In a recent crackdown led by Europol and Interpol, rampant cases of food and beverage fraud have been uncovered across several EU markets. Fake honey made with corn syrup and sugar alterations accounted for a significant volume of confiscated goods.
OPSON 2020 conducted 495 checks on honey products, 7 percent of which were found to be non-compliant. The authorities mainly checked the analytical detection of sugar syrup and corn syrup.
As a result, more than 51,000 kg of fraudulently treated honey were seized.
“Honey is one of the most altered products that are very difficult to trace,” commented Ksenija Simovic, communications manager at Copa-Cogeca, a European association of farmers and agri-cooperatives.
Dedicated food safety authorities performed checks on the internal markets, including livestock direct sales, collection and processing of bee products, wholesale trades, distributors, deposits, street markets, retail trades and productions of ready-to-eat foods.

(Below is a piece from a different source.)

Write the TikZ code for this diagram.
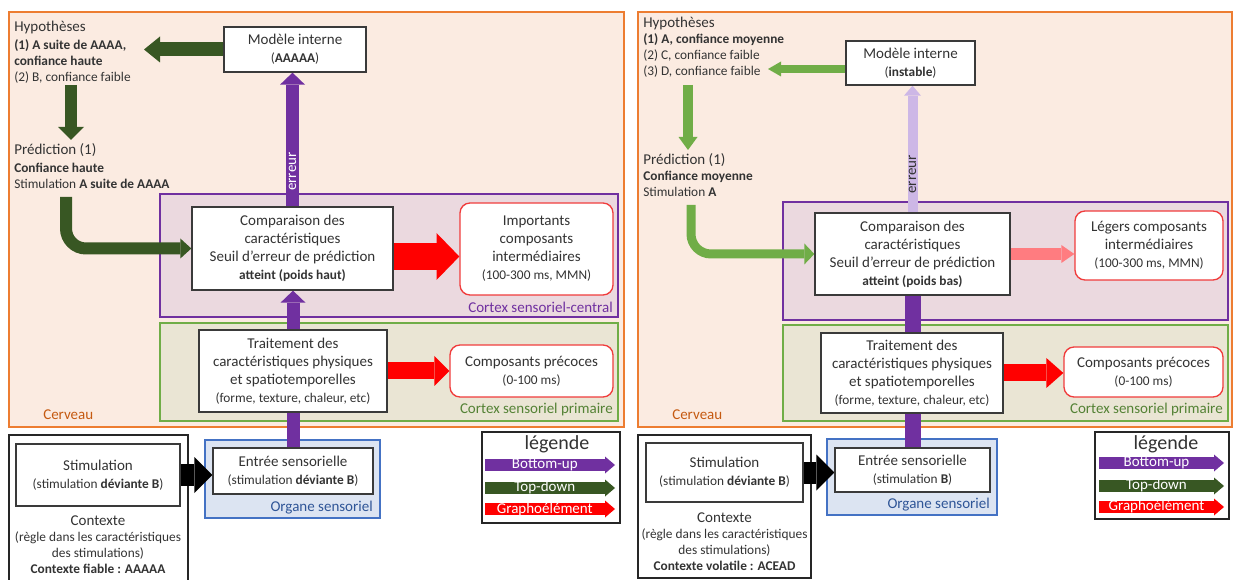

Targeted action was implemented on honey sourced from Austria, Belgium, Bulgaria, Cyprus, Czech Republic, France, Germany, Greece, Italy, Liechtenstein, Lithuania, Portugal, Serbia, Spain, Switzerland, Scotland and the US.
Fake honey has been in circulation since the 1970’s when high-fructose corn syrup became widely available. To increase volumes and illegal profits, criminals add much cheaper corn syrup and sugarcane to genuine honey.
This activity affects the market, which becomes inundated with counterfeits that are priced much lower than the genuine product. Consequently, beekeepers are forced to gradually lower the prices of genuine products.
This can endanger their activities, leading them to decrease production as well as the bee populations that they maintain.